14. Il résulte de tout ce qui précède que la préfète de la Gironde est fondée à soutenir que c'est à tort que, par le jugement attaqué, les premiers juges ont annulé l'arrêté litigieux du 5 août 2019 et, par suite, à demander l'annulation du jugement attaqué du 29 janvier 2020 en tant qu'il a prononcé l'annulation de cet arrêté, a enjoint à la préfète de la Gironde de délivrer un titre de séjour à M. F... et a mis à sa charge le versement à son conseil d'une somme de 1 000 euros en application des dispositions de l'article L. 761-1 du code de justice administrative et de l'article 37 de la loi du 10 juillet 1991 relative à l'aide juridique.
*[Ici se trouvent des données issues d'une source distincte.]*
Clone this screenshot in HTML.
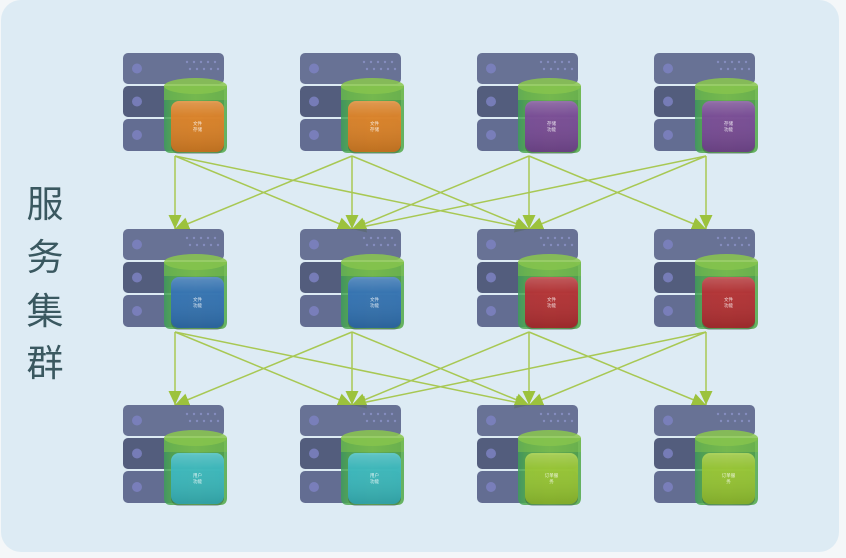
<!DOCTYPE html>
<html>
<head>
<meta charset="utf-8">
<style>
  html,body{margin:0;padding:0;background:#f4f7f9;}
  body{width:846px;height:558px;overflow:hidden;}
  svg{display:block;}
</style>
</head>
<body>
<svg width="846" height="558" viewBox="0 0 846 558" xmlns="http://www.w3.org/2000/svg">
  <defs>
    <marker id="ah" markerUnits="userSpaceOnUse" markerWidth="15" markerHeight="13" refX="14" refY="6.5" orient="auto">
      <path d="M0,0 L14,6.5 L0,13 z" fill="#9cc23d"/>
    </marker>
    <linearGradient id="cyl" x1="0" y1="0" x2="1" y2="0">
      <stop offset="0" stop-color="#3e9d5a"/>
      <stop offset="0.12" stop-color="#4fab4c"/>
      <stop offset="0.5" stop-color="#6cbb4a"/>
      <stop offset="1" stop-color="#4fa847"/>
    </linearGradient>
    <linearGradient id="shine" x1="0" y1="0" x2="0" y2="1">
      <stop offset="0" stop-color="#ffffff" stop-opacity="0.25"/>
      <stop offset="0.3" stop-color="#ffffff" stop-opacity="0.04"/>
      <stop offset="1" stop-color="#000000" stop-opacity="0.14"/>
    </linearGradient>
    <g id="srv">
      <rect x="0" y="0" width="101" height="31" rx="5" fill="#535d84"/>
      <rect x="0" y="33" width="101" height="31" rx="5" fill="#3b4467"/>
      <rect x="0" y="66" width="101" height="32" rx="5" fill="#4e5780"/>
      <circle cx="14" cy="15.5" r="5" fill="#7d81c1"/>
      <circle cx="14" cy="48.5" r="5" fill="#7d81c1"/>
      <circle cx="14" cy="82" r="5" fill="#7d81c1"/>
      <g fill="#8a90c6">
        <circle cx="64" cy="9" r="1.2"/><circle cx="71" cy="9" r="1.2"/><circle cx="78" cy="9" r="1.2"/><circle cx="85" cy="9" r="1.2"/><circle cx="92" cy="9" r="1.2"/>
        <circle cx="67" cy="16" r="1.2"/><circle cx="74" cy="16" r="1.2"/><circle cx="81" cy="16" r="1.2"/><circle cx="88" cy="16" r="1.2"/><circle cx="95" cy="16" r="1.2"/>
      </g>
      <path d="M41,33 L41,93 Q41,100 48,100 L97,100 Q104,100 104,93 L104,33 Z" fill="url(#cyl)"/>
      <ellipse cx="72.5" cy="33" rx="31.5" ry="8" fill="#8bc74e"/>
      <rect x="41" y="33" width="63" height="14" fill="#82c24c" opacity="0.6"/>
      <rect x="48" y="50" width="53" height="51" rx="8" fill="#1e3a2a" opacity="0.35"/>
    </g>
  </defs>

  <rect x="1" y="0" width="838" height="552" rx="20" fill="#ddebf4"/>

  <g font-family="'Liberation Sans','Noto Sans CJK SC',sans-serif" font-size="37" fill="#3a5860" text-anchor="middle">
    <text x="45" y="217">服</text>
    <text x="45" y="270">务</text>
    <text x="45" y="324">集</text>
    <text x="45" y="376">群</text>
  </g>

  <g stroke="#a8c853" stroke-width="1.5" fill="none" marker-end="url(#ah)">
    <line x1="175" y1="156" x2="175" y2="229"/>
    <line x1="175" y1="156" x2="352" y2="229"/>
    <line x1="175" y1="156" x2="529" y2="229"/>
    <line x1="352" y1="156" x2="175" y2="229"/>
    <line x1="352" y1="156" x2="352" y2="229"/>
    <line x1="352" y1="156" x2="529" y2="229"/>
    <line x1="529" y1="156" x2="352" y2="229"/>
    <line x1="529" y1="156" x2="529" y2="229"/>
    <line x1="529" y1="156" x2="706" y2="229"/>
    <line x1="706" y1="156" x2="352" y2="229"/>
    <line x1="706" y1="156" x2="529" y2="229"/>
    <line x1="706" y1="156" x2="706" y2="229"/>

    <line x1="175" y1="332" x2="175" y2="405"/>
    <line x1="175" y1="332" x2="352" y2="405"/>
    <line x1="175" y1="332" x2="529" y2="405"/>
    <line x1="352" y1="332" x2="175" y2="405"/>
    <line x1="352" y1="332" x2="352" y2="405"/>
    <line x1="352" y1="332" x2="529" y2="405"/>
    <line x1="529" y1="332" x2="352" y2="405"/>
    <line x1="529" y1="332" x2="529" y2="405"/>
    <line x1="529" y1="332" x2="706" y2="405"/>
    <line x1="706" y1="332" x2="352" y2="405"/>
    <line x1="706" y1="332" x2="529" y2="405"/>
    <line x1="706" y1="332" x2="706" y2="405"/>
  </g>

  <g font-family="'Liberation Sans','Noto Sans CJK SC',sans-serif" font-size="4.5" fill="#ffffff" fill-opacity="0.85" text-anchor="middle">
    <g transform="translate(123,53)">
      <use href="#srv"/>
      <rect x="48" y="48" width="53" height="51" rx="8" fill="#ee7d1f"/>
      <rect x="48" y="48" width="53" height="51" rx="8" fill="url(#shine)"/>
      <text x="74.5" y="72">文件</text><text x="74.5" y="78">存储</text>
    </g>
    <g transform="translate(300,53)">
      <use href="#srv"/>
      <rect x="48" y="48" width="53" height="51" rx="8" fill="#ee7d1f"/>
      <rect x="48" y="48" width="53" height="51" rx="8" fill="url(#shine)"/>
      <text x="74.5" y="72">文件</text><text x="74.5" y="78">存储</text>
    </g>
    <g transform="translate(477,53)">
      <use href="#srv"/>
      <rect x="48" y="48" width="53" height="51" rx="8" fill="#7c3e9f"/>
      <rect x="48" y="48" width="53" height="51" rx="8" fill="url(#shine)"/>
      <text x="74.5" y="72">存储</text><text x="74.5" y="78">功能</text>
    </g>
    <g transform="translate(654,53)">
      <use href="#srv"/>
      <rect x="48" y="48" width="53" height="51" rx="8" fill="#7c3e9f"/>
      <rect x="48" y="48" width="53" height="51" rx="8" fill="url(#shine)"/>
      <text x="74.5" y="72">存储</text><text x="74.5" y="78">功能</text>
    </g>
    <g transform="translate(123,229)">
      <use href="#srv"/>
      <rect x="48" y="48" width="53" height="51" rx="8" fill="#2d6cc1"/>
      <rect x="48" y="48" width="53" height="51" rx="8" fill="url(#shine)"/>
      <text x="74.5" y="72">文件</text><text x="74.5" y="78">功能</text>
    </g>
    <g transform="translate(300,229)">
      <use href="#srv"/>
      <rect x="48" y="48" width="53" height="51" rx="8" fill="#2d6cc1"/>
      <rect x="48" y="48" width="53" height="51" rx="8" fill="url(#shine)"/>
      <text x="74.5" y="72">文件</text><text x="74.5" y="78">功能</text>
    </g>
    <g transform="translate(477,229)">
      <use href="#srv"/>
      <rect x="48" y="48" width="53" height="51" rx="8" fill="#c1202e"/>
      <rect x="48" y="48" width="53" height="51" rx="8" fill="url(#shine)"/>
      <text x="74.5" y="72">文件</text><text x="74.5" y="78">功能</text>
    </g>
    <g transform="translate(654,229)">
      <use href="#srv"/>
      <rect x="48" y="48" width="53" height="51" rx="8" fill="#c1202e"/>
      <rect x="48" y="48" width="53" height="51" rx="8" fill="url(#shine)"/>
      <text x="74.5" y="72">文件</text><text x="74.5" y="78">功能</text>
    </g>
    <g transform="translate(123,405)">
      <use href="#srv"/>
      <rect x="48" y="48" width="53" height="51" rx="8" fill="#35bccb"/>
      <rect x="48" y="48" width="53" height="51" rx="8" fill="url(#shine)"/>
      <text x="74.5" y="72">用户</text><text x="74.5" y="78">功能</text>
    </g>
    <g transform="translate(300,405)">
      <use href="#srv"/>
      <rect x="48" y="48" width="53" height="51" rx="8" fill="#35bccb"/>
      <rect x="48" y="48" width="53" height="51" rx="8" fill="url(#shine)"/>
      <text x="74.5" y="72">用户</text><text x="74.5" y="78">功能</text>
    </g>
    <g transform="translate(477,405)">
      <use href="#srv"/>
      <rect x="48" y="48" width="53" height="51" rx="8" fill="#9fcb2d"/>
      <rect x="48" y="48" width="53" height="51" rx="8" fill="url(#shine)"/>
      <text x="74.5" y="72">订单服</text><text x="74.5" y="78">务</text>
    </g>
    <g transform="translate(654,405)">
      <use href="#srv"/>
      <rect x="48" y="48" width="53" height="51" rx="8" fill="#9fcb2d"/>
      <rect x="48" y="48" width="53" height="51" rx="8" fill="url(#shine)"/>
      <text x="74.5" y="72">订单服</text><text x="74.5" y="78">务</text>
    </g>
  </g>
</svg>
</body>
</html>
Il y a également lieu, par voie de conséquence, de rejeter les conclusions présentées en première instance et en appel par M. F... à l'encontre de cet arrêté ainsi que ses conclusions accessoires à fin d'injonction et celles tendant à l'application des dispositions de l'article L. 761-1 du code de justice administrative et de l'article 37 de la loi du 10 juillet 1991.
15. Enfin, il n'y a pas lieu, dans les circonstances de l'espèce de faire droit aux conclusions de la préfète de la Gironde tendant à l'application des dispositions de l'article L. 761-1 du code de justice administrative.
En ce qui concerne le refus d'abroger l'interdiction de revenir en France :
16. Il ressort des pièces du dossier que M. E... est entré en France en janvier 2014 et s'est ensuite constamment maintenu sur le territoire national au moins jusqu'en août 2019. Par suite, il n'y a plus lieu de statuer sur sa demande tendant à l'annulation de la décision par laquelle la préfète de la Gironde a implicitement refusé d'abroger la décision du 10 octobre 2016 lui faisant interdiction de revenir sur le territoire national pendant une durée de deux ans.
DÉCIDE :
Article 1er : Le jugement du tribunal administratif de Bordeaux du 29 janvier 2020 est annulé en tant qu'il a prononcé l'annulation de l'arrêté pris par la préfète de la Gironde à l'encontre de M. F... le 5 août 2019, a enjoint à la préfète de la Gironde de délivrer un titre de séjour à M. F... et a mis à sa charge le versement à son conseil d'une somme de 1 000 euros en application des dispositions de l'article L. 761-1 du code de justice administrative et de l'article 37 de la loi du 10 juillet 1991 relative à l'aide juridique.
Article 2 : Il n'y a pas lieu de statuer sur les conclusions présentées par le ministre de l'intérieur à l'encontre de ce jugement en tant qu'il a annulé la décision par laquelle la préfète de la Gironde a implicitement refusé d'abroger la décision du 10 octobre 2016 lui faisant interdiction de revenir sur le territoire national pendant une durée de deux ans.
Article 3 : Le surplus des conclusions de la requête est rejeté.
Article 4 : Les conclusions présentées devant le tribunal administratif et devant la cour par M. F... sont rejetées.
Article 5 : Le présent arrêt sera notifié à Mohamed F... et au préfet de la Gironde.
Délibéré après l'audience du 17 septembre 2020 à laquelle siégeaient :
M. Éric Rey-Bèthbéder, président,
Mme G..., présidente-assesseure,
M. Manuel D..., premier conseiller.
Lu en audience publique, le 15 octobre 2020.
Le rapporteur,
Manuel D...Le président,
Éric Rey-Bèthbéder
La greffière,
Angélique Bonkoungou
La République mande et ordonne au ministre de l'intérieur en ce qui le concerne et à tous huissiers de justice à ce requis en ce qui concerne les voies de droit commun, contre les parties privées, de pourvoir à l'exécution du présent arrêt.